A very loud, all-girl goth punk trio, Tina and the Tots, are playing the most obnoxious music imaginable in the asylum when they arrive. The two groups do a bit of tussling - the token black guy (Harrison White) turns the power off on the band, the goth girls toss water filled condoms on the gang. Our heroes settle in for a bit of sunbathing (why they go to the asylum where Tina’s dad died only to sunbathe is never explained - but it is a good excuse to get Kristin Davis - in her first film ever - and Patty Mullen in their bathing suits for the rest of the movie). One by one, the preppies and the punks wander off into the asylum and are then murdered by the killer.
Periodically, we see the killer in his lair watching old Todd Slaughter films. At first, I thought these inserts might be thematically useful, perhaps giving some back story into the killer’s psyche, then I realized they were just padding out the run time.
The kills are decidedly low budget but some of them are pretty good. There is a beheading in acid; the classic, giant drill through the forehead; and some facial disfiguring via an autopsy saw. Made for pocket change, the filmmakers definitely work with what they got and it comes out surprisingly well.
That’s the thing about Doom Asylum, it is not by any measurement anything but a bad movie, yet it's somehow charming. The filmmakers seem to understand they are making a bad movie and attempt to add some much needed comedy. If one was feeling generous, one could look at it as a satire of the slasher genre. Though where the intentional jokes end and the unintentional ones begin is anyone's guess. Either way, it did give me a few chuckles. The cast are all pretty terrible but you can tell they are really trying, which makes me kind of love them for it.
Made in 1987, Doom Asylum came out at the height of the made for video craze. With VCRs in nearly every home, and video being both easy and cheap to film on, anyone who could raise a few bucks and con a few people into acting for them could make a movie pretty quick and pretty inexpensively. Horror Hounds have never been particularly particular about the films they watch as long as there is gore and a bit of skin they are game. Slashers were the easiest to make and the easiest to sell so films like Doom Asylum were coming out by the hundreds every year. That type of horror film was starting to go out of style by the late '80s which is likely why they added in the humor element. Wes Craven would mix the comedy with the horror to much greater effect a few years later with Scream.
Arrow Video has created a brand new 2K restoration from the original camera negative.

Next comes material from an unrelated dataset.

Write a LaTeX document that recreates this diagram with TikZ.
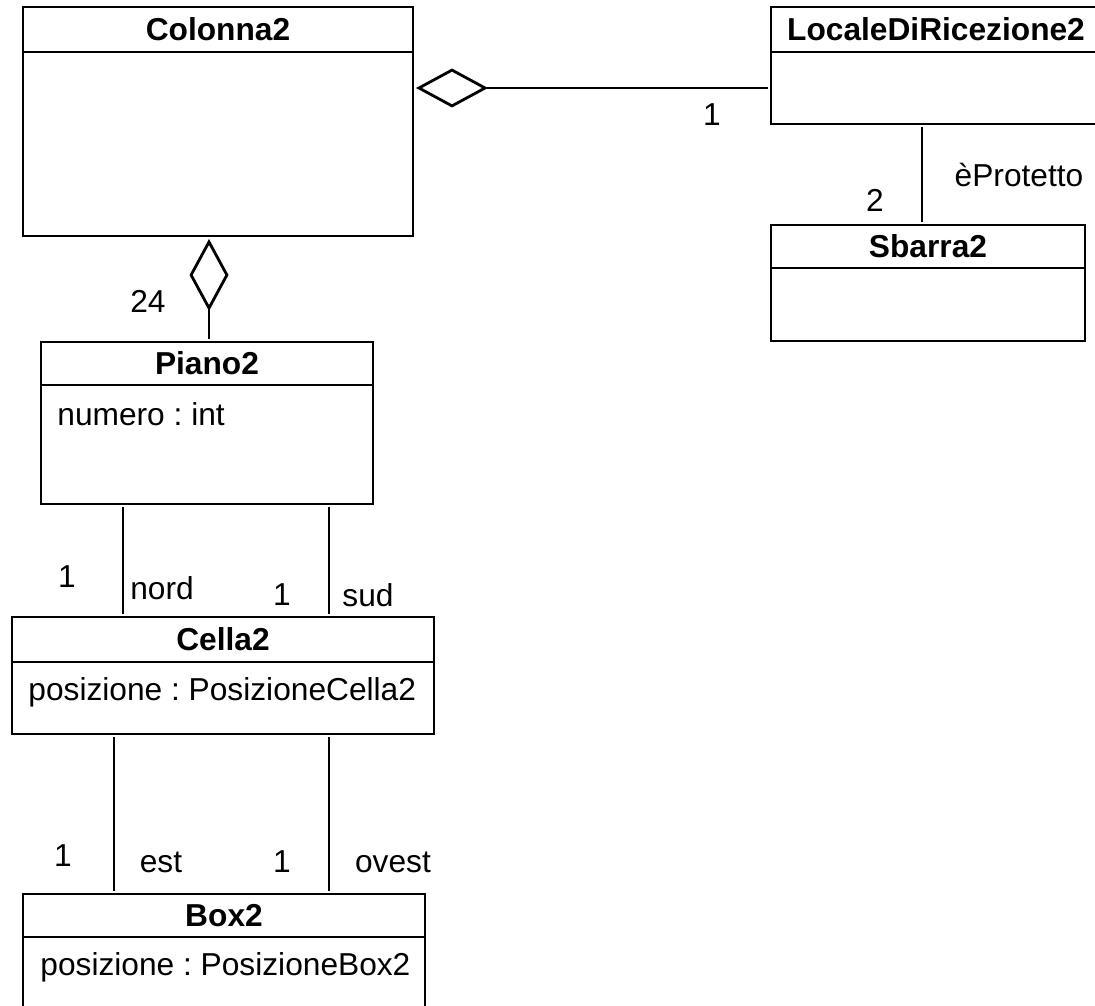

It looks quite good once you consider how cheaply it was made and that it's not likely the negative was stored with anything resembling care. Audio likewise sounds fine once you make all the caveats needed for such things. Extras include two new audio commentaries, several new interviews with various players in the making of the film, and the usual full color booklet with a nice essay.
Doom Asylum is a special kind of movie. It was cheaply made, poorly directed, and badly acted, yet despite all this, I rather enjoyed myself watching it. It has the charm of something made by people who clearly don’t know what they are doing but are really trying to make something entertaining. With that, they succeed. Arrow Video has done their usual outstanding job of cleaning it up and giving it a package worth savoring.